- **Your instructions**
An exact copy of all the data is required, with pictures left out.

##### Data extract #####

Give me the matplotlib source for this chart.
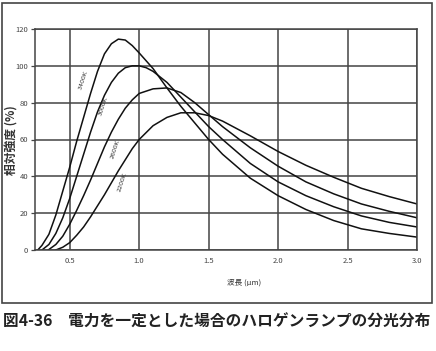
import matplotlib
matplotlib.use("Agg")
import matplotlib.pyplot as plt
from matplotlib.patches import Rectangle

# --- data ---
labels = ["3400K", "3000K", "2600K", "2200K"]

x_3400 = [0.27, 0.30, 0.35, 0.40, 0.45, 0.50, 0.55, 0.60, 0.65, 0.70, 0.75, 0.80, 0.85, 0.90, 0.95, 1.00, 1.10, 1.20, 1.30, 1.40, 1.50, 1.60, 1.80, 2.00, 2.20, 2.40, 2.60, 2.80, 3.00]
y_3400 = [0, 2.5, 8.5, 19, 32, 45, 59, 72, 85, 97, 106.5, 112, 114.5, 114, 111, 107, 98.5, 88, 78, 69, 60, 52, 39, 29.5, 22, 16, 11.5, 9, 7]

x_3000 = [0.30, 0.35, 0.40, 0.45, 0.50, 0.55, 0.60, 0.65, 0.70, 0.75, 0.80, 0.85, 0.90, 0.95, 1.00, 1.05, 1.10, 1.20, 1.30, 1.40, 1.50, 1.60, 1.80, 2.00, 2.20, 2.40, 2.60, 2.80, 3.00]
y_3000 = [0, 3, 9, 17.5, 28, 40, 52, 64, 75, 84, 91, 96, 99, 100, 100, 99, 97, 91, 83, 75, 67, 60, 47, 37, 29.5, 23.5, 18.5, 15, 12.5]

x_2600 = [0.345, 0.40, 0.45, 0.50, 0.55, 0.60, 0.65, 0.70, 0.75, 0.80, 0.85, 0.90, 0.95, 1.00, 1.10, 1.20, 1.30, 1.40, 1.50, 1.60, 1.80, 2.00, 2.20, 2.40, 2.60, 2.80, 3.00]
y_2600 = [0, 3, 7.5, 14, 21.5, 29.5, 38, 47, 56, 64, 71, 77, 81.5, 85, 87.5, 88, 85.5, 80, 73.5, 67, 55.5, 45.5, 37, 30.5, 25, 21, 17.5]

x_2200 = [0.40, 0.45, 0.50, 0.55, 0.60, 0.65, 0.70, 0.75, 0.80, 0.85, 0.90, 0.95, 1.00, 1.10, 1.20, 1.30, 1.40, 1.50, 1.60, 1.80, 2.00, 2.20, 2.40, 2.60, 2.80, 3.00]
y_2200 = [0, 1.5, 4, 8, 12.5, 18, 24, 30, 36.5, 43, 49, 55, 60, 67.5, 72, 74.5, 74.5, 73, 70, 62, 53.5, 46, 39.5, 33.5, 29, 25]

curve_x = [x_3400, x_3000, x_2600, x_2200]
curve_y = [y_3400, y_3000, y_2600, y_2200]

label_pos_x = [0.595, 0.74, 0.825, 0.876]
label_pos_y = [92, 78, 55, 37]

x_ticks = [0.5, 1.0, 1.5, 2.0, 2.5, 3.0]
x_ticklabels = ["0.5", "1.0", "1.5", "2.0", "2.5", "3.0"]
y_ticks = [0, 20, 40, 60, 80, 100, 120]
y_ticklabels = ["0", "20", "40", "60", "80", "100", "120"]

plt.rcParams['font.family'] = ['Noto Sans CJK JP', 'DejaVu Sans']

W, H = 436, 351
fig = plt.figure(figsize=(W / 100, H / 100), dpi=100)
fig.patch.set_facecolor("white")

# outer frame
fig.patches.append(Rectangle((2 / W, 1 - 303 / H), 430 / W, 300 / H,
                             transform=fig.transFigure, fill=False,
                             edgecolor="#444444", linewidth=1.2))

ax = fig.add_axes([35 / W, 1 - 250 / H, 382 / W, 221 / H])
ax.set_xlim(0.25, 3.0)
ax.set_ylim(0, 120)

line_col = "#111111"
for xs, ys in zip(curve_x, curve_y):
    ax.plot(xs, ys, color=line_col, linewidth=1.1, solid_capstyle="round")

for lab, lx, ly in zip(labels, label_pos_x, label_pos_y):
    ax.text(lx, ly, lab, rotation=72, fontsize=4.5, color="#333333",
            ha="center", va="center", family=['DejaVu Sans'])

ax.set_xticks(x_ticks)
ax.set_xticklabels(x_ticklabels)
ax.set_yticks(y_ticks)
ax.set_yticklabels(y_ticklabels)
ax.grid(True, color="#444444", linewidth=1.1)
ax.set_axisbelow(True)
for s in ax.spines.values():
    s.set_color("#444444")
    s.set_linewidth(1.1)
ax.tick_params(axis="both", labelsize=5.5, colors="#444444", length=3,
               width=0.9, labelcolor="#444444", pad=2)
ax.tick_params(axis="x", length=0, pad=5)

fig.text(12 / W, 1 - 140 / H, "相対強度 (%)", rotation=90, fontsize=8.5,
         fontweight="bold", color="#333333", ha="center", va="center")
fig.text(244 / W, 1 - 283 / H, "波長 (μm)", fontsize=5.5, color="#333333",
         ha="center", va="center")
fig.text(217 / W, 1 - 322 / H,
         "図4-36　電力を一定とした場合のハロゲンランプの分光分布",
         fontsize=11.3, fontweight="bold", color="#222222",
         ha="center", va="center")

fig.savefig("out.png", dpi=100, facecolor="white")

#####

- **Response to the task**
Give me the matplotlib source for this chart.
import matplotlib
matplotlib.use("Agg")
import matplotlib.pyplot as plt
from matplotlib.patches import Rectangle

# --- data ---
labels = ["3400K", "3000K", "2600K", "2200K"]

x_3400 = [0.27, 0.30, 0.35, 0.40, 0.45, 0.50, 0.55, 0.60, 0.65, 0.70, 0.75, 0.80, 0.85, 0.90, 0.95, 1.00, 1.10, 1.20, 1.30, 1.40, 1.50, 1.60, 1.80, 2.00, 2.20, 2.40, 2.60, 2.80, 3.00]
y_3400 = [0, 2.5, 8.5, 19, 32, 45, 59, 72, 85, 97, 106.5, 112, 114.5, 114, 111, 107, 98.5, 88, 78, 69, 60, 52, 39, 29.5, 22, 16, 11.5, 9, 7]

x_3000 = [0.30, 0.35, 0.40, 0.45, 0.50, 0.55, 0.60, 0.65, 0.70, 0.75, 0.80, 0.85, 0.90, 0.95, 1.00, 1.05, 1.10, 1.20, 1.30, 1.40, 1.50, 1.60, 1.80, 2.00, 2.20, 2.40, 2.60, 2.80, 3.00]
y_3000 = [0, 3, 9, 17.5, 28, 40, 52, 64, 75, 84, 91, 96, 99, 100, 100, 99, 97, 91, 83, 75, 67, 60, 47, 37, 29.5, 23.5, 18.5, 15, 12.5]

x_2600 = [0.345, 0.40, 0.45, 0.50, 0.55, 0.60, 0.65, 0.70, 0.75, 0.80, 0.85, 0.90, 0.95, 1.00, 1.10, 1.20, 1.30, 1.40, 1.50, 1.60, 1.80, 2.00, 2.20, 2.40, 2.60, 2.80, 3.00]
y_2600 = [0, 3, 7.5, 14, 21.5, 29.5, 38, 47, 56, 64, 71, 77, 81.5, 85, 87.5, 88, 85.5, 80, 73.5, 67, 55.5, 45.5, 37, 30.5, 25, 21, 17.5]

x_2200 = [0.40, 0.45, 0.50, 0.55, 0.60, 0.65, 0.70, 0.75, 0.80, 0.85, 0.90, 0.95, 1.00, 1.10, 1.20, 1.30, 1.40, 1.50, 1.60, 1.80, 2.00, 2.20, 2.40, 2.60, 2.80, 3.00]
y_2200 = [0, 1.5, 4, 8, 12.5, 18, 24, 30, 36.5, 43, 49, 55, 60, 67.5, 72, 74.5, 74.5, 73, 70, 62, 53.5, 46, 39.5, 33.5, 29, 25]

curve_x = [x_3400, x_3000, x_2600, x_2200]
curve_y = [y_3400, y_3000, y_2600, y_2200]

label_pos_x = [0.595, 0.74, 0.825, 0.876]
label_pos_y = [92, 78, 55, 37]

x_ticks = [0.5, 1.0, 1.5, 2.0, 2.5, 3.0]
x_ticklabels = ["0.5", "1.0", "1.5", "2.0", "2.5", "3.0"]
y_ticks = [0, 20, 40, 60, 80, 100, 120]
y_ticklabels = ["0", "20", "40", "60", "80", "100", "120"]

plt.rcParams['font.family'] = ['Noto Sans CJK JP', 'DejaVu Sans']

W, H = 436, 351
fig = plt.figure(figsize=(W / 100, H / 100), dpi=100)
fig.patch.set_facecolor("white")

# outer frame
fig.patches.append(Rectangle((2 / W, 1 - 303 / H), 430 / W, 300 / H,
                             transform=fig.transFigure, fill=False,
                             edgecolor="#444444", linewidth=1.2))

ax = fig.add_axes([35 / W, 1 - 250 / H, 382 / W, 221 / H])
ax.set_xlim(0.25, 3.0)
ax.set_ylim(0, 120)

line_col = "#111111"
for xs, ys in zip(curve_x, curve_y):
    ax.plot(xs, ys, color=line_col, linewidth=1.1, solid_capstyle="round")

for lab, lx, ly in zip(labels, label_pos_x, label_pos_y):
    ax.text(lx, ly, lab, rotation=72, fontsize=4.5, color="#333333",
            ha="center", va="center", family=['DejaVu Sans'])

ax.set_xticks(x_ticks)
ax.set_xticklabels(x_ticklabels)
ax.set_yticks(y_ticks)
ax.set_yticklabels(y_ticklabels)
ax.grid(True, color="#444444", linewidth=1.1)
ax.set_axisbelow(True)
for s in ax.spines.values():
    s.set_color("#444444")
    s.set_linewidth(1.1)
ax.tick_params(axis="both", labelsize=5.5, colors="#444444", length=3,
               width=0.9, labelcolor="#444444", pad=2)
ax.tick_params(axis="x", length=0, pad=5)

fig.text(12 / W, 1 - 140 / H, "相対強度 (%)", rotation=90, fontsize=8.5,
         fontweight="bold", color="#333333", ha="center", va="center")
fig.text(244 / W, 1 - 283 / H, "波長 (μm)", fontsize=5.5, color="#333333",
         ha="center", va="center")
fig.text(217 / W, 1 - 322 / H,
         "図4-36　電力を一定とした場合のハロゲンランプの分光分布",
         fontsize=11.3, fontweight="bold", color="#222222",
         ha="center", va="center")

fig.savefig("out.png", dpi=100, facecolor="white")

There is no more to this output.